Not exactly the size of the Rollei 35, but very close; one of the German compacts that could be easily mistaken for a cheaper point and shoot camera. Nothing could be more far from the truth, as this little thing packs a powerful set of features, together with the well-known German quality for building photographic tools. Or tools to take photographs, you get the point. And Agfa Optima Sensor 1035 is one such, in a compact machine.
Released in 1969, this is 35mm film camera, aperture-priority, auto-exposure and a viewfinder focus indicator camera; as said, as compact as they come for that era, and with a rugged appearance. Front, top and side plates are made from metal (alu?), covered with a black paint, which may flake off in many cases with these cameras.
The lens is a an Agfa Solitar, 40mm/f2.8, consisting of 4 elements in 4 groups. Shutter is Paratronic (leaf) from 1/15s to 1/1000s, and an ISO range of 25 to 400. Focusing at a minimum distance of 0.9m. A large viewfinder, with very bright frame, it contains the focus symbols, with an indicator which is put in motion by rotating the focusing ring around the lens. This is a nice feature to have, and not many of that era cameras have it.

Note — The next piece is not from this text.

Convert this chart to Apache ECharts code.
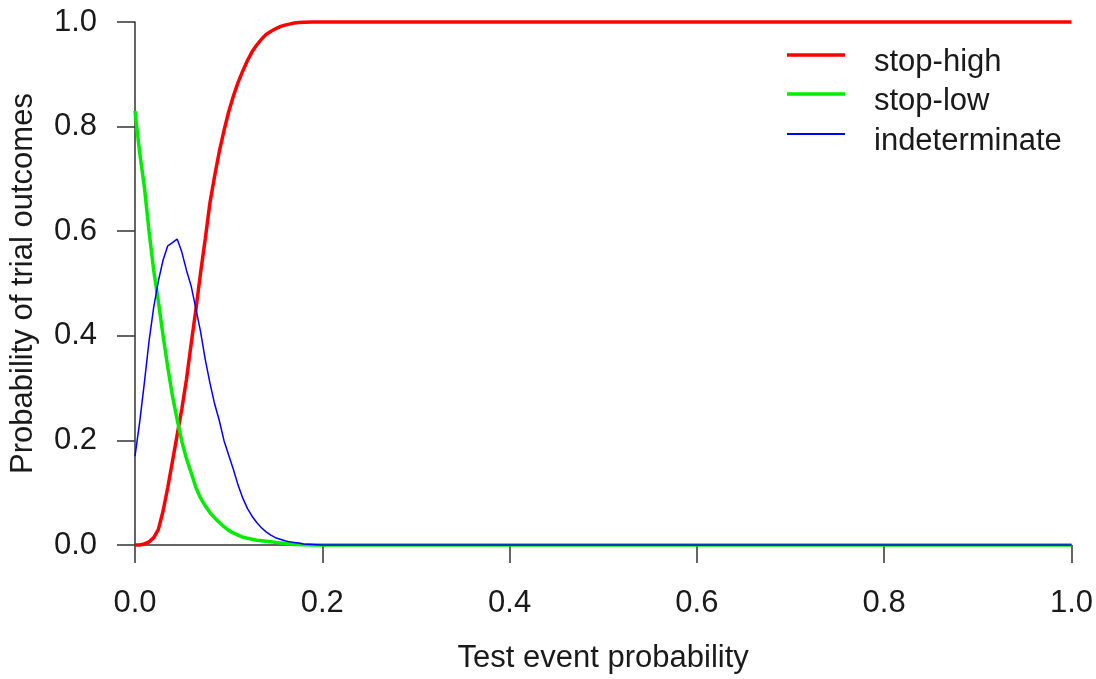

The sensor lives up to the expectations one may have for this type of metering: mainly, the 1/15 speed comes handy, in many situations. Really reliable shutter, in such a small camera. The camera is powered by 3 x 625G batteries, easy to find in most dedicated shops; I have heard of users inserting LR44 ones, but I have never tried this type in this camera. If it says 3x625G batteries, then this is what I am using.
The loading system is a an easy one, and ingenious as well: open the back plate, the film loading side is on the right hand. A plate containing the winding spool falls by half out of the bottom plate, and this makes the loading a breeze. Film is transported from right to left for shooting; upon shooting the entire roll, press the little black button on the top plate. This will shift the sprocket engagers in reverse, so cranking the film advance lever you will actually rewind the film. Very interesting design if you ask me.
A flash shoe is provided, but I have never used it. If you must, the aperture ring is available for you to choose the opening for flash, and this ring can be only used for that, camera being automatic, as said. A large, red, soft membrane is laid over the release button and many will recognize this Agfa feature, and is indeed soft and pretty stable platform to press. A frame counter can be found on the right upper corner of the camera, with a tripod bush on the left hand plate, used also for the lanyard connector, when in case (or not).